Classic Pesto (dairy)

makes about 1 1/2 cups

  • 3 cups basil leaves, packed
  • 1/4 cup grated Parmesan cheese
  • 1/2 cup pine nuts
  • 2 large cloves garlic, cut up or 1 1/2 teaspoons prepared chopped garlic
  • about 3/4 cup extra virgin olive oil
  1. Place the basil leaves, cheese, pine nuts and garlic in the food processor. Process just until leaves and nuts are coarsely chopped.
  2. Pour in enough olive oil to make a thick mixture. Do not process until smooth. It should not have a baby-food consistency.
  3. Use at room temperature.  

Pareve “Pesto”

makes about 1 1/4 cups

You should have 3 cups total of assorted greens, excluding the green onions. Change amounts as desired or available.

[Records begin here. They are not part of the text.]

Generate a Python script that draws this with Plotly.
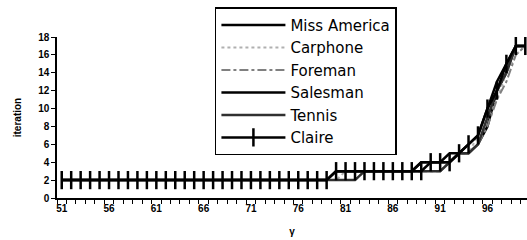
import plotly.graph_objects as go

categories = list(range(51, 101))

base = [2] * 29  # 51..79
miss_america = base + [3]*9 + [4]*4 + [5, 5, 6, 8, 12, 14, 17, 17]          # 80..100
carphone     = base + [2] + [3]*9 + [4]*3 + [5, 5, 7, 9, 11, 14, 16, 17]
foreman      = base + [2, 2, 2] + [3]*9 + [4] + [5, 5, 6, 8, 11, 13, 16, 17]
salesman     = base + [3]*9 + [4]*3 + [5, 5, 6, 7, 10, 13, 15, 17, 17]
tennis       = base + [2, 2, 2] + [3]*9 + [4] + [5, 5, 6, 9, 12, 14, 17, 17]
claire       = base + [3]*10 + [4]*3 + [5, 6, 7, 10, 12, 15, 17, 17]

series_names = ["Miss America", "Carphone", "Foreman", "Salesman", "Tennis", "Claire"]
series_vals = [miss_america, carphone, foreman, salesman, tennis, claire]
x_tick_labels = [51, 56, 61, 66, 71, 76, 81, 86, 91, 96]
y_tick_labels = list(range(0, 19, 2))

styles = [
    dict(color="#000000", width=2.5, dash="solid"),
    dict(color="#b0b0b0", width=2, dash="dot"),
    dict(color="#808080", width=2, dash="dashdot"),
    dict(color="#000000", width=2.5, dash="solid"),
    dict(color="#303030", width=2.5, dash="solid"),
    dict(color="#000000", width=2.5, dash="solid"),
]

FONT = "Arial, Liberation Sans, sans-serif"

fig = go.Figure()
for name, vals, st in zip(series_names, series_vals, styles):
    if name == "Claire":
        kw = dict(mode="lines+markers",
                  marker=dict(symbol="line-ns-open", size=13,
                              line=dict(color="#000000", width=2.5)))
    else:
        kw = dict(mode="lines")
    fig.add_trace(go.Scatter(x=categories, y=vals, name=name, line=st, **kw))

fig.update_layout(
    width=527, height=240,
    margin=dict(l=57, r=0, t=37, b=42),
    paper_bgcolor="white", plot_bgcolor="white",
    showlegend=True,
    legend=dict(
        x=0.336, y=1.185, xanchor="left", yanchor="top",
        bordercolor="#000000", borderwidth=1.5,
        font=dict(family="DejaVu Sans", size=15, color="#000000"),
        itemwidth=64, tracegroupgap=0, maxheight=220,
        bgcolor="white",
    ),
    font=dict(family=FONT, size=10, color="#000000"),
)

fig.update_xaxes(
    range=[50.5, 100.18], automargin=False,
    tickvals=x_tick_labels, ticktext=[str(v) for v in x_tick_labels],
    ticks="", showgrid=False, zeroline=False,
    showline=True, linecolor="#000000", linewidth=1.5,
    tickfont=dict(family=FONT, size=10, color="#000000", weight="bold"),
    minor=dict(ticks="outside", tick0=50.5, dtick=1, ticklen=4, tickcolor="#000000", showgrid=False),
    title=dict(text="γ", font=dict(family=FONT, size=10, color="#000000", weight="bold")),
)
fig.update_yaxes(
    range=[0, 18], tickvals=y_tick_labels, automargin=False,
    ticks="outside", ticklen=4, tickcolor="#000000",
    showgrid=False, zeroline=False,
    showline=True, linecolor="#000000", linewidth=1.5,
    tickfont=dict(family=FONT, size=10, color="#000000", weight="bold"),
    title=dict(text="iteration", font=dict(family=FONT, size=10, color="#000000", weight="bold")),
)

fig.write_html("out.html", config={"displayModeBar": False},
               post_script="document.body.style.margin='0';")
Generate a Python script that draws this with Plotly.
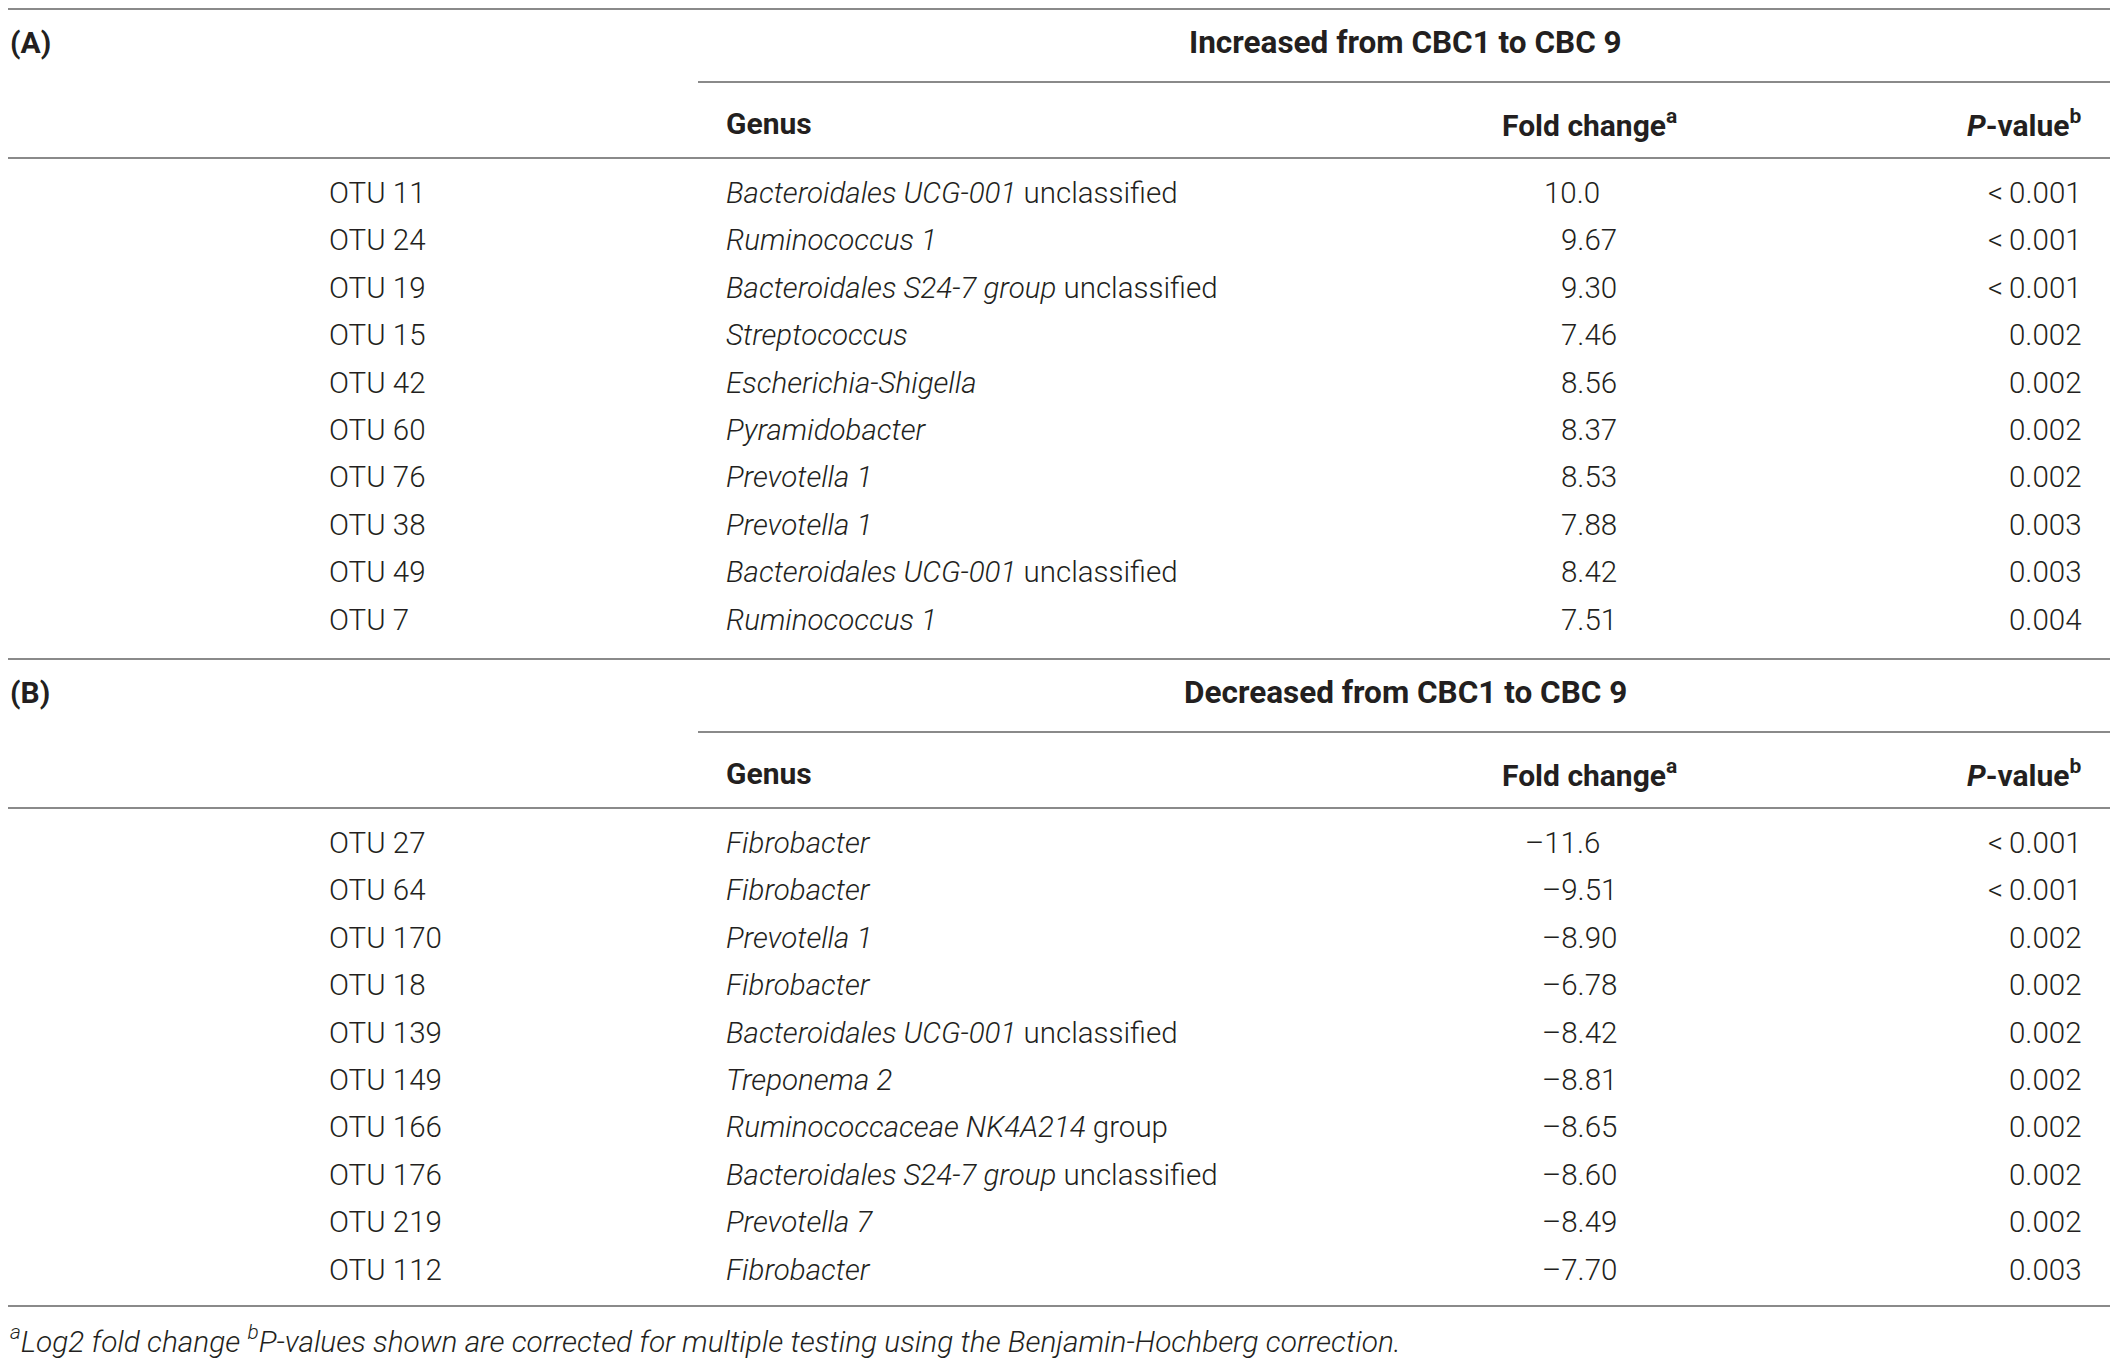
import plotly.graph_objects as go

# ---------------- data ----------------
title_a = "Increased from CBC1 to CBC 9"
title_b = "Decreased from CBC1 to CBC 9"
section_labels = ["(A)", "(B)"]
header_labels = ["Genus", "Fold change<sup>a</sup>", "<i>P</i>-value<sup>b</sup>"]

otu_a = ["OTU 11", "OTU 24", "OTU 19", "OTU 15", "OTU 42", "OTU 60", "OTU 76", "OTU 38", "OTU 49", "OTU 7"]
genus_a = [
    "<i>Bacteroidales UCG-001</i> unclassified",
    "<i>Ruminococcus 1</i>",
    "<i>Bacteroidales S24-7 group</i> unclassified",
    "<i>Streptococcus</i>",
    "<i>Escherichia-Shigella</i>",
    "<i>Pyramidobacter</i>",
    "<i>Prevotella 1</i>",
    "<i>Prevotella 1</i>",
    "<i>Bacteroidales UCG-001</i> unclassified",
    "<i>Ruminococcus 1</i>",
]
fc_a = [10.0, 9.67, 9.30, 7.46, 8.56, 8.37, 8.53, 7.88, 8.42, 7.51]
p_a = ["<0.001", "<0.001", "<0.001", "0.002", "0.002", "0.002", "0.002", "0.003", "0.003", "0.004"]

otu_b = ["OTU 27", "OTU 64", "OTU 170", "OTU 18", "OTU 139", "OTU 149", "OTU 166", "OTU 176", "OTU 219", "OTU 112"]
genus_b = [
    "<i>Fibrobacter</i>",
    "<i>Fibrobacter</i>",
    "<i>Prevotella 1</i>",
    "<i>Fibrobacter</i>",
    "<i>Bacteroidales UCG-001</i> unclassified",
    "<i>Treponema 2</i>",
    "<i>Ruminococcaceae NK4A214</i> group",
    "<i>Bacteroidales S24-7 group</i> unclassified",
    "<i>Prevotella 7</i>",
    "<i>Fibrobacter</i>",
]
fc_b = [-11.6, -9.51, -8.90, -6.78, -8.42, -8.81, -8.65, -8.60, -8.49, -7.70]
p_b = ["<0.001", "<0.001", "0.002", "0.002", "0.002", "0.002", "0.002", "0.002", "0.002", "0.003"]

footnote = ("<i><sup>a</sup>Log2 fold change <sup>b</sup>P-values shown are corrected for "
            "multiple testing using the Benjamin-Hochberg correction.</i>")

# ---------------- layout constants (page pixels) ----------------
PAGE_W, PAGE_H = 2118, 1359
BODY = 8                      # default page margin around the plot div
W, H = PAGE_W - BODY, PAGE_H - BODY
FONT = "Roboto"
FS = 29.5
FS_BOLD = 30
FS_TITLE = 31.5
FS_FOOT = 29.8
TXT = "#231f20"
LINE = "#8a8a8a"

X_LEFT, X_RIGHT = 8, 2112
X_SUBLINE = 698
X_OTU = 327
X_GENUS = 724
X_FC = 1619
X_FC_HDR = 1589
X_P = 2084
X_TITLE = 1405

BLOCK_DY = 650
Y_TOP = 9
Y_TITLE = 42
Y_SUB = 82
Y_HDR = 123
Y_HDRLINE = 158
Y_ROW0 = 193
ROW_DY = 47.4
Y_FOOT = 1339


def fmt_fc(v):
    s = f"{abs(v):.3g}"
    if "." not in s:
        s += ".0"
    while len(s.replace(".", "")) < 3:
        s += "0"
    if abs(v) >= 10:
        s += "\u2007"  # figure-space padding keeps decimal columns aligned
    return ("\u2013" if v < 0 else "") + s


def fmt_p(p):
    return p.replace("<", "&lt;\u2009")


fig = go.Figure()
ann = []
shapes = []


def text(x, y, s, anchor="left", bold=False, size=None):
    if size is None:
        size = FS_BOLD if bold else FS
    f = dict(family=FONT, size=size, color=TXT, weight=700 if bold else 300)
    ann.append(dict(x=x - BODY, y=y - BODY, xref="x", yref="y", text=s, showarrow=False,
                    xanchor=anchor, yanchor="middle", font=f))


def hline(y, x0=X_LEFT, x1=X_RIGHT):
    shapes.append(dict(type="line", xref="x", yref="y",
                       x0=x0 - BODY, x1=x1 - BODY, y0=y - BODY, y1=y - BODY,
                       line=dict(color=LINE, width=2)))


blocks = [
    (section_labels[0], title_a, otu_a, genus_a, fc_a, p_a),
    (section_labels[1], title_b, otu_b, genus_b, fc_b, p_b),
]

for bi, (lab, title, otus, genera, fcs, ps) in enumerate(blocks):
    off = bi * BLOCK_DY
    hline(Y_TOP + off)
    text(X_LEFT, Y_TITLE + off, lab, bold=True)
    text(X_TITLE, Y_TITLE + off, title, anchor="center", bold=True, size=FS_TITLE)
    hline(Y_SUB + off, x0=X_SUBLINE)
    text(X_GENUS, Y_HDR + off, header_labels[0], bold=True)
    text(X_FC_HDR, Y_HDR + off, header_labels[1], anchor="center", bold=True)
    text(X_P, Y_HDR + off, header_labels[2], anchor="right", bold=True)
    hline(Y_HDRLINE + off)
    for i, (o, g, fc, p) in enumerate(zip(otus, genera, fcs, ps)):
        y = Y_ROW0 + off + i * ROW_DY
        text(X_OTU, y, o)
        text(X_GENUS, y, g)
        text(X_FC, y, fmt_fc(fc), anchor="right")
        text(X_P, y, fmt_p(p), anchor="right")

hline(Y_TOP + 2 * BLOCK_DY - 3)
text(X_LEFT, Y_FOOT, footnote, size=FS_FOOT)

fig.update_layout(
    width=W, height=H,
    margin=dict(l=0, r=0, t=0, b=0),
    paper_bgcolor="white", plot_bgcolor="white",
    xaxis=dict(range=[0, W], visible=False, fixedrange=True),
    yaxis=dict(range=[H, 0], visible=False, fixedrange=True),
    annotations=ann, shapes=shapes, showlegend=False,
)

fig.write_html("out.html")
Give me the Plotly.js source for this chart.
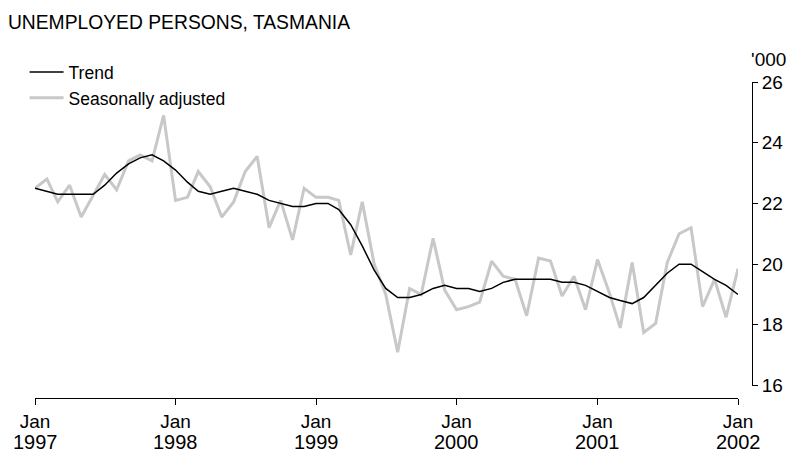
<!DOCTYPE html>
<html>
<head>
<meta charset="utf-8">
<script src="https://cdn.plot.ly/plotly-3.0.1.min.js"></script>
<style>html,body{margin:0;padding:0;background:#fff;}#chart{width:792px;height:452px;}</style>
</head>
<body>
<div id="chart"></div>
<script>
var startYear = 1997;
var monthCount = 61;
var trend = [22.5, 22.4, 22.3, 22.3, 22.3, 22.3, 22.6, 23.0, 23.3, 23.5, 23.6, 23.4,
  23.1, 22.7, 22.4, 22.3, 22.4, 22.5, 22.4, 22.3, 22.1, 22.0, 21.9, 21.9,
  22.0, 22.0, 21.8, 21.3, 20.6, 19.8, 19.2, 18.9, 18.9, 19.0, 19.2, 19.3,
  19.2, 19.2, 19.1, 19.2, 19.4, 19.5, 19.5, 19.5, 19.5, 19.4, 19.4, 19.3,
  19.1, 18.9, 18.8, 18.7, 18.9, 19.3, 19.7, 20.0, 20.0, 19.75, 19.5, 19.3,
  19.0];
var seasAdj = [22.5, 22.8, 22.05, 22.6, 21.55, 22.25, 22.95, 22.45, 23.4, 23.6, 23.4, 24.9,
  22.1, 22.2, 23.05, 22.55, 21.55, 22.05, 23.05, 23.55, 21.2, 22.1, 20.8, 22.5,
  22.2, 22.2, 22.1, 20.3, 22.05, 20.0, 19.0, 17.1, 19.2, 19.0, 20.85, 19.15,
  18.5, 18.6, 18.75, 20.1, 19.6, 19.5, 18.3, 20.2, 20.1, 18.95, 19.6, 18.5,
  20.15, 19.05, 17.9, 20.05, 17.75, 18.05, 20.05, 21.0, 21.2, 18.6, 19.5, 18.25,
  19.85];
var tickVals = ['1997-01-01', '1998-01-01', '1999-01-01', '2000-01-01', '2001-01-01', '2002-01-01'];
var monthLabels = ['Jan', 'Jan', 'Jan', 'Jan', 'Jan', 'Jan'];
var yearLabels = ['1997', '1998', '1999', '2000', '2001', '2002'];
var yTicks = [16, 18, 20, 22, 24, 26];

var months = [];
for (var i = 0; i < monthCount; i++) {
  var y = startYear + Math.floor(i / 12);
  var m = (i % 12) + 1;
  months.push(y + '-' + (m < 10 ? '0' + m : m) + '-01');
}

var FONT = '"Liberation Sans", Arial, sans-serif';

var data = [
  {x: months, y: seasAdj, type: 'scatter', mode: 'lines', name: 'Seasonally adjusted',
   line: {color: '#c8c8c8', width: 3}},
  {x: months, y: trend, type: 'scatter', mode: 'lines', name: 'Trend',
   line: {color: '#000000', width: 1.5}}
];

var annotations = [{
  text: "'000", xref: 'paper', yref: 'paper', x: 1, y: 1, xanchor: 'left', yanchor: 'middle',
  xshift: -3, yshift: 23, showarrow: false, font: {family: FONT, size: 19, color: '#000'}
}];
for (var k = 0; k < tickVals.length; k++) {
  annotations.push({
    text: yearLabels[k], xref: 'x', yref: 'paper', x: tickVals[k], y: 0,
    xanchor: 'center', yanchor: 'middle', yshift: -44, showarrow: false,
    font: {family: FONT, size: 20, color: '#000'}
  });
}

var layout = {
  width: 792, height: 452,
  margin: {l: 35, r: 39.5, t: 81.5, b: 53.5, autoexpand: false},
  paper_bgcolor: '#fff', plot_bgcolor: '#fff',
  font: {family: FONT, size: 17, color: '#000'},
  showlegend: true,
  legend: {
    traceorder: 'reversed',
    xref: 'container', yref: 'container',
    x: 0.031, y: 0.88, xanchor: 'left', yanchor: 'top',
    font: {family: FONT, size: 17.5, color: '#000'},
    bgcolor: 'rgba(0,0,0,0)', itemwidth: 34, tracegroupgap: 0
  },
  title: {
    text: 'UNEMPLOYED PERSONS, TASMANIA',
    xref: 'container', yref: 'container',
    x: 0.01, xanchor: 'left', y: 0.951, yanchor: 'middle',
    font: {family: FONT, size: 19.3, color: '#000'}
  },
  xaxis: {
    type: 'date',
    domain: [0, 0.9805],
    range: ['1997-01-01', '2002-01-01'],
    anchor: 'free', position: 0,
    tickmode: 'array', tickvals: tickVals, ticktext: monthLabels,
    ticks: 'outside', ticklen: 6, tickwidth: 1, tickcolor: '#000',
    showline: true, linecolor: '#000', linewidth: 1,
    showgrid: false, zeroline: false,
    tickfont: {family: FONT, size: 19, color: '#000'}
  },
  yaxis: {
    range: [16, 26],
    domain: [0.0394, 1],
    side: 'right', anchor: 'free', position: 1,
    tickmode: 'array', tickvals: yTicks,
    ticks: 'outside', ticklen: 5, tickwidth: 1, tickcolor: '#000',
    showline: true, linecolor: '#000', linewidth: 1,
    showgrid: false, zeroline: false,
    tickfont: {family: FONT, size: 19, color: '#000'}
  },
  annotations: annotations
};

Plotly.newPlot('chart', data, layout, {displayModeBar: false, staticPlot: true});
</script>
</body>
</html>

  • 2 small green onions, sliced
  • 1/4 cup walnut pieces
  • 1 cup parsley sprigs
  • 2 cups baby spinach leaves, packed
  • 1 cup dill fronds, packed
  • 1 dill pickle, cut up
  • 4 tablespoons extra virgin olive oil
  • 2 tablespoons fresh lemon juice
  • 1 tablespoon light mayonnaise
  • kosher salt and fresh ground pepper to taste
  1. In the food processor, place the green onions and walnuts. Process for 6 seconds.
  2. Add the parsley, spinach, dill and pickle. Process until coarsely chopped.
  3. Add the olive oil, lemon juice and mayonnaise. Process until leaves are finely chopped.
  4. Season to taste with salt and pepper.
  5. Refrigerate until needed.

Sun-dried Tomato Pesto (dairy)

makes about 1 1/4 cups

  • 1/2 cup sun-dried tomatoes
  • 1/2 cup water
  • 2 cups basil leaves, packed
  • 2 tablespoons cilantro sprigs
  • 1 teaspoon chopped garlic
  • 1/3 cup grated Parmesan cheese
  • 1/3 cup walnuts
  • about 1/4 cup extra virgin olive oil
  • salt and fresh ground pepper to taste
  1. Soften tomatoes by placing in a small saucepan with 1/2 cup vegetable broth. Cover.
    Bring to boil over medium high heat. Let stand for 15 minutes. Drain well. Pat dry with paper towels.  
  2. Place in food processor with the basil leaves, cilantro, garlic, cheese and walnuts. Process coarsely.
  3. Pour in enough olive oil to moisten. Process until mixture is fairly smooth.
  4. Use at room temperature.

Pesto Parmesan Cheesecake (dairy)

serves 10-12 as appetizer

  • 2 tablespoons dry breadcrumbs
  • 1/2 cup plus 2 tablespoons grated parmesan cheese
  • 16 ounces low fat cream cheese, softened
  • 1 cup part skim ricotta cheese
  • 1/4 teaspoon salt or to taste
  • 1/8 teaspoon cayenne pepper
  • 3 eggs
  • 1/4 teaspoon paprika pepper
  • 1/3 cup classic pesto
  • 1/4 cup pine nuts
  1. Preheat oven to 325F.
  2. Line the bottom of a 7-inch springform pan with parchment paper.
  3. Spray bottom and sides with non-stick cooking spray.
  4. In a small bowl, mix the breadcrumbs and 2 tablespoons parmesan cheese. Coat springform pan with mixture. Set aside.
  5. In a medium bowl, beat the cream cheese, ricotta cheese, remaining 1/2 cup grated Parmesan, salt and cayenne pepper.
  6. Add the eggs, one at a time, beating well after each addition. Correct seasoning with a little more salt if desired.
  7. Transfer half the mixture into another bowl. Whisk the paprika into the cheese mixture in one bowl.
  8. Fold the pesto into mixture in the second bowl. Pour the pesto-cheese mixture into the prepared springform pan. Carefully spoon the paprika-cheese mixture over. Sprinkle with the pine nuts.
  9. Bake in preheated oven for 1 1/4 hours or until the center is firm. Place on a wire rack to cool completely.
  10. Run a knife around sides to loosen. Release springform clasp to remove. May be covered with plastic wrap and refrigerated overnight.
  11. Serve on a platter with crackers or sliced cucumbers.